* START Information supplied *

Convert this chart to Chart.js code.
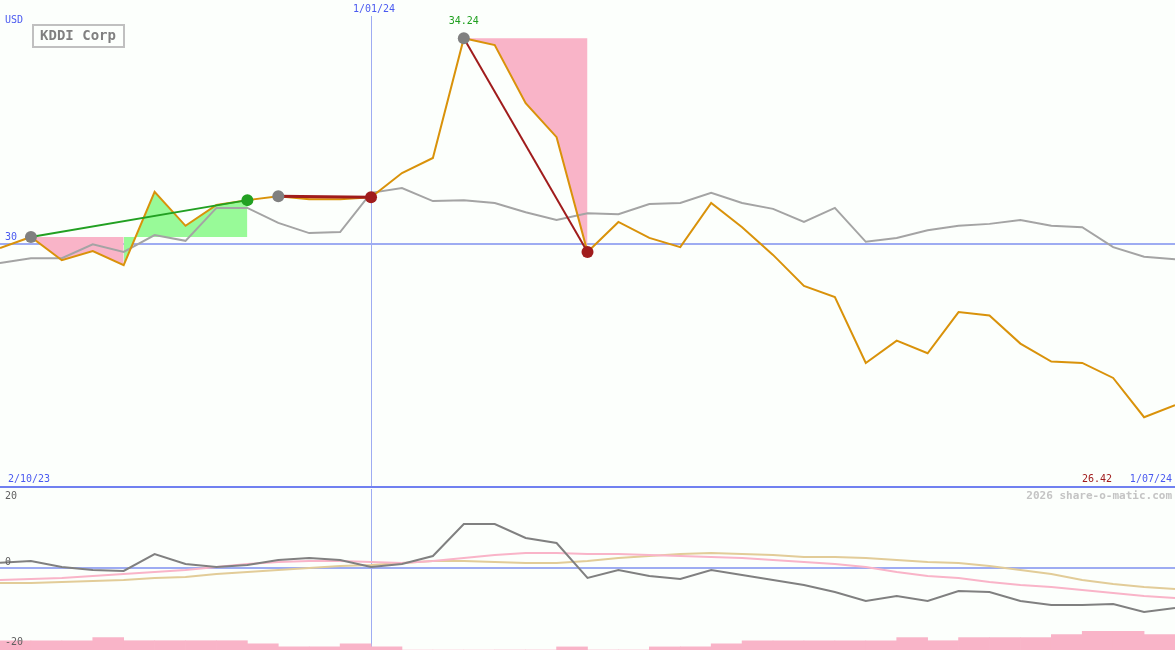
<!DOCTYPE html>
<html>
<head>
<meta charset="utf-8">
<script src="https://cdn.jsdelivr.net/npm/chart.js@4.4.0/dist/chart.umd.min.js"></script>
<style>
  body { margin: 0; background: #fcfffc; }
  #wrap { position: relative; width: 1175px; height: 650px; overflow: hidden; background: #fcfffc; }
  #priceCanvas { position: absolute; left: 0; top: 0; }
  #sep { position: absolute; left: 0; top: 486px; width: 1175px; height: 2px; background: #7080f0; }
  #oscCanvas { position: absolute; left: 0; top: 489px; }
</style>
</head>
<body>
<div id="wrap">
  <canvas id="priceCanvas" width="1175" height="487"></canvas>
  <div id="sep"></div>
  <canvas id="oscCanvas" width="1175" height="161"></canvas>
</div>
<script>
// weekly closes, 2/10/23 .. 1/07/24 (USD)
const closes = [29.91, 30.14, 29.66, 29.85, 29.56, 31.07, 30.37, 30.80, 30.90, 30.98,
  30.92, 30.92, 30.96, 31.46, 31.77, 34.24, 34.10, 32.90, 32.20, 29.83,
  30.45, 30.12, 29.93, 30.84, 30.34, 29.77, 29.13, 28.90, 27.54, 28.00,
  27.74, 28.59, 28.52, 27.94, 27.57, 27.54, 27.23, 26.42, 26.67];
const average = [29.60, 29.70, 29.70, 29.99, 29.83, 30.18, 30.06, 30.74, 30.74, 30.43,
  30.22, 30.24, 31.05, 31.15, 30.88, 30.90, 30.84, 30.65, 30.49, 30.63,
  30.61, 30.82, 30.84, 31.05, 30.84, 30.72, 30.45, 30.74, 30.04, 30.12,
  30.28, 30.37, 30.41, 30.49, 30.37, 30.34, 29.93, 29.73, 29.68];
// lower panel
const momentum = [1.3, 1.75, 0.25, -0.5, -0.75, 3.5, 1.0, 0.25, 0.75, 2.0,
  2.5, 2.0, 0.25, 1.0, 3.0, 11.0, 11.0, 7.5, 6.25, -2.5,
  -0.5, -2.0, -2.75, -0.5, -1.75, -3.0, -4.25, -6.0, -8.25, -7.0,
  -8.25, -5.75, -6.0, -8.25, -9.25, -9.25, -9.0, -11.0, -10.0];
const signalPink = [-3.0, -2.75, -2.5, -2.0, -1.5, -1.0, -0.5, 0.25, 1.0, 1.5,
  1.75, 1.75, 1.5, 1.25, 1.75, 2.5, 3.25, 3.75, 3.75, 3.5,
  3.5, 3.25, 3.0, 2.75, 2.5, 2.0, 1.5, 1.0, 0.25, -1.0,
  -2.0, -2.5, -3.5, -4.25, -4.75, -5.5, -6.25, -7.0, -7.5];
const signalTan = [-3.75, -3.75, -3.5, -3.25, -3.0, -2.5, -2.25, -1.5, -1.0, -0.5,
  0, 0.5, 0.75, 1.25, 1.75, 1.75, 1.5, 1.25, 1.25, 1.75,
  2.5, 3.0, 3.5, 3.75, 3.5, 3.25, 2.75, 2.75, 2.5, 2.0,
  1.5, 1.25, 0.5, -0.5, -1.5, -3.0, -4.0, -4.75, -5.25];
const volume = [3, 3, 3, 4, 3, 3, 3, 3, 2, 1,
  1, 2, 1, 0, 0, 0, 0, 0, 1, 0,
  0, 1, 1, 2, 3, 3, 3, 3, 3, 4,
  3, 4, 4, 4, 5, 6, 6, 5];

const dateLabels = ["2/10/23", "1/01/24", "1/07/24"];
const dateIndex = [0, 12, 38];
const oscTicks = [20, 0, -20];
const markIndex = [1, 8, 9, 12, 15, 19];
const markColors = ["#808080", "#22a022", "#808080", "#a01c1c", "#808080", "#a01c1c"];

const pts = (arr, from, to) => arr.slice(from, to + 1).map((v, k) => ({ x: from + k, y: v }));
const lastIdx = closes.length - 1;
const minIdx = closes.indexOf(Math.min(...closes));
const maxIdx = closes.indexOf(Math.max(...closes));

const mono = "DejaVu Sans Mono";
const blue = "#4a5af0";
const lineBlue = "#9eacf2";

const priceLabels = {
  id: "priceLabels",
  beforeDatasetsDraw(chart) {
    const { ctx, scales: { x, y } } = chart;
    ctx.save();
    ctx.fillStyle = lineBlue;
    ctx.fillRect(0, Math.round(y.getPixelForValue(30)) - 1, 1175, 2);
    ctx.fillRect(Math.round(x.getPixelForValue(dateIndex[1])), 16, 1, 471);
    ctx.restore();
  },
  afterDatasetsDraw(chart) {
    const { ctx, scales: { x, y } } = chart;
    ctx.save();
    ctx.textBaseline = "middle";
    ctx.font = "10px " + mono;
    ctx.fillStyle = blue;
    ctx.textAlign = "left";
    ctx.fillText("USD", 5, 20);
    ctx.fillText("30", 5, y.getPixelForValue(30) - 6);
    ctx.fillText(dateLabels[0], 8, 479);
    ctx.textAlign = "center";
    ctx.fillText(dateLabels[1], x.getPixelForValue(dateIndex[1]) + 3, 9);
    ctx.textAlign = "right";
    ctx.fillText(dateLabels[2], 1172, 479);
    ctx.fillStyle = "#a01c1c";
    ctx.fillText(closes[minIdx].toFixed(2), 1112, 479);
    ctx.textAlign = "center";
    ctx.fillStyle = "#20a020";
    ctx.fillText(closes[maxIdx].toFixed(2), x.getPixelForValue(maxIdx), y.getPixelForValue(closes[maxIdx]) - 17);
    // title box
    ctx.strokeStyle = "#c0c0c0";
    ctx.lineWidth = 2;
    ctx.strokeRect(33, 25, 91, 22);
    ctx.fillStyle = "#808080";
    ctx.font = "bold 14px " + mono;
    ctx.fillText("KDDI Corp", 78, 36);
    ctx.restore();
  }
};

const fillSet = (from, to, level, color) => ({
  data: pts(closes, from, to),
  borderWidth: 0,
  pointRadius: 0,
  backgroundColor: color,
  fill: { value: level },
  order: 5
});

new Chart(document.getElementById("priceCanvas"), {
  type: "line",
  data: {
    datasets: [
      {
        data: markIndex.map(i => ({ x: i, y: closes[i] })),
        showLine: false,
        pointRadius: 6,
        pointBorderWidth: 0,
        pointBackgroundColor: markColors,
        order: 0
      },
      { data: [{ x: 1, y: closes[1] }, { x: 8, y: closes[8] }], borderColor: "#22a022", borderWidth: 2, pointRadius: 0, order: 1 },
      { data: [{ x: 9, y: closes[9] }, { x: 12, y: closes[12] }], borderColor: "#a01c1c", borderWidth: 3, pointRadius: 0, order: 1 },
      { data: [{ x: 15, y: closes[15] }, { x: 19, y: closes[19] }], borderColor: "#a01c1c", borderWidth: 2, pointRadius: 0, order: 1 },
      { data: pts(closes, 0, lastIdx), borderColor: "#d9920a", borderWidth: 2, pointRadius: 0, order: 2 },
      { data: pts(average, 0, lastIdx), borderColor: "#a4a4a4", borderWidth: 2, pointRadius: 0, order: 3 },
      fillSet(1, 4, closes[1], "#f9b4c8"),
      fillSet(4, 8, closes[1], "#98fa98"),
      fillSet(9, 12, closes[9], "#f9b4c8"),
      fillSet(15, 19, closes[15], "#f9b4c8")
    ]
  },
  options: {
    responsive: false,
    animation: false,
    devicePixelRatio: 1,
    layout: { padding: 0, autoPadding: false },
    plugins: { legend: { display: false }, tooltip: { enabled: false } },
    elements: { line: { tension: 0 } },
    scales: {
      x: { type: "linear", min: 0, max: lastIdx, display: false },
      y: { min: 24.98, max: 35.03, display: false }
    }
  },
  plugins: [priceLabels]
});

const oscLabels = {
  id: "oscLabels",
  beforeDatasetsDraw(chart) {
    const { ctx, scales: { x, y } } = chart;
    ctx.save();
    ctx.fillStyle = lineBlue;
    ctx.fillRect(0, Math.round(y.getPixelForValue(0)) - 1, 1175, 2);
    ctx.fillRect(Math.round(x.getPixelForValue(dateIndex[1])), 0, 1, 158);
    ctx.restore();
  },
  afterDatasetsDraw(chart) {
    const { ctx, scales: { y } } = chart;
    ctx.save();
    ctx.textBaseline = "middle";
    ctx.font = "10px " + mono;
    ctx.fillStyle = "#606060";
    ctx.textAlign = "left";
    ctx.fillText(String(oscTicks[0]), 5, 7);
    ctx.fillText(String(oscTicks[1]), 5, y.getPixelForValue(0) - 6);
    ctx.fillText(String(oscTicks[2]), 5, 153);
    ctx.textAlign = "right";
    ctx.font = "bold 11px " + mono;
    ctx.fillStyle = "#c4c4c4";
    ctx.fillText("2026 share-o-matic.com", 1172, 7);
    ctx.restore();
  }
};

new Chart(document.getElementById("oscCanvas"), {
  type: "line",
  data: {
    datasets: [
      { data: pts(momentum, 0, lastIdx), borderColor: "#808080", borderWidth: 2, pointRadius: 0, order: 0 },
      { data: pts(signalPink, 0, lastIdx), borderColor: "#f9b4c8", borderWidth: 2, pointRadius: 0, order: 1 },
      { data: pts(signalTan, 0, lastIdx), borderColor: "#e2cc98", borderWidth: 2, pointRadius: 0, order: 2 },
      {
        type: "bar",
        data: volume.map((v, i) => ({ x: i + 0.5, y: v })),
        backgroundColor: "#f9b4c8",
        borderWidth: 0,
        barPercentage: 1,
        categoryPercentage: 1,
        yAxisID: "yv",
        order: 3
      }
    ]
  },
  options: {
    responsive: false,
    animation: false,
    devicePixelRatio: 1,
    layout: { padding: 0, autoPadding: false },
    plugins: { legend: { display: false }, tooltip: { enabled: false } },
    elements: { line: { tension: 0 } },
    scales: {
      x: { type: "linear", min: 0, max: lastIdx, display: false, offset: false },
      y: { min: -20.5, max: 19.75, display: false },
      yv: { min: 0, max: 52, display: false }
    }
  },
  plugins: [oscLabels]
});
</script>
</body>
</html>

* END Information supplied *

■ Exercise objective ■
Return only the lines running from the top of the data to the line that holds "3, 4, 4, 4, 5, 6, 6, 5];". Include both of those lines, but skip the pictures.

■ Solved problem ■
Convert this chart to Chart.js code.
<!DOCTYPE html>
<html>
<head>
<meta charset="utf-8">
<script src="https://cdn.jsdelivr.net/npm/chart.js@4.4.0/dist/chart.umd.min.js"></script>
<style>
  body { margin: 0; background: #fcfffc; }
  #wrap { position: relative; width: 1175px; height: 650px; overflow: hidden; background: #fcfffc; }
  #priceCanvas { position: absolute; left: 0; top: 0; }
  #sep { position: absolute; left: 0; top: 486px; width: 1175px; height: 2px; background: #7080f0; }
  #oscCanvas { position: absolute; left: 0; top: 489px; }
</style>
</head>
<body>
<div id="wrap">
  <canvas id="priceCanvas" width="1175" height="487"></canvas>
  <div id="sep"></div>
  <canvas id="oscCanvas" width="1175" height="161"></canvas>
</div>
<script>
// weekly closes, 2/10/23 .. 1/07/24 (USD)
const closes = [29.91, 30.14, 29.66, 29.85, 29.56, 31.07, 30.37, 30.80, 30.90, 30.98,
  30.92, 30.92, 30.96, 31.46, 31.77, 34.24, 34.10, 32.90, 32.20, 29.83,
  30.45, 30.12, 29.93, 30.84, 30.34, 29.77, 29.13, 28.90, 27.54, 28.00,
  27.74, 28.59, 28.52, 27.94, 27.57, 27.54, 27.23, 26.42, 26.67];
const average = [29.60, 29.70, 29.70, 29.99, 29.83, 30.18, 30.06, 30.74, 30.74, 30.43,
  30.22, 30.24, 31.05, 31.15, 30.88, 30.90, 30.84, 30.65, 30.49, 30.63,
  30.61, 30.82, 30.84, 31.05, 30.84, 30.72, 30.45, 30.74, 30.04, 30.12,
  30.28, 30.37, 30.41, 30.49, 30.37, 30.34, 29.93, 29.73, 29.68];
// lower panel
const momentum = [1.3, 1.75, 0.25, -0.5, -0.75, 3.5, 1.0, 0.25, 0.75, 2.0,
  2.5, 2.0, 0.25, 1.0, 3.0, 11.0, 11.0, 7.5, 6.25, -2.5,
  -0.5, -2.0, -2.75, -0.5, -1.75, -3.0, -4.25, -6.0, -8.25, -7.0,
  -8.25, -5.75, -6.0, -8.25, -9.25, -9.25, -9.0, -11.0, -10.0];
const signalPink = [-3.0, -2.75, -2.5, -2.0, -1.5, -1.0, -0.5, 0.25, 1.0, 1.5,
  1.75, 1.75, 1.5, 1.25, 1.75, 2.5, 3.25, 3.75, 3.75, 3.5,
  3.5, 3.25, 3.0, 2.75, 2.5, 2.0, 1.5, 1.0, 0.25, -1.0,
  -2.0, -2.5, -3.5, -4.25, -4.75, -5.5, -6.25, -7.0, -7.5];
const signalTan = [-3.75, -3.75, -3.5, -3.25, -3.0, -2.5, -2.25, -1.5, -1.0, -0.5,
  0, 0.5, 0.75, 1.25, 1.75, 1.75, 1.5, 1.25, 1.25, 1.75,
  2.5, 3.0, 3.5, 3.75, 3.5, 3.25, 2.75, 2.75, 2.5, 2.0,
  1.5, 1.25, 0.5, -0.5, -1.5, -3.0, -4.0, -4.75, -5.25];
const volume = [3, 3, 3, 4, 3, 3, 3, 3, 2, 1,
  1, 2, 1, 0, 0, 0, 0, 0, 1, 0,
  0, 1, 1, 2, 3, 3, 3, 3, 3, 4,
  3, 4, 4, 4, 5, 6, 6, 5];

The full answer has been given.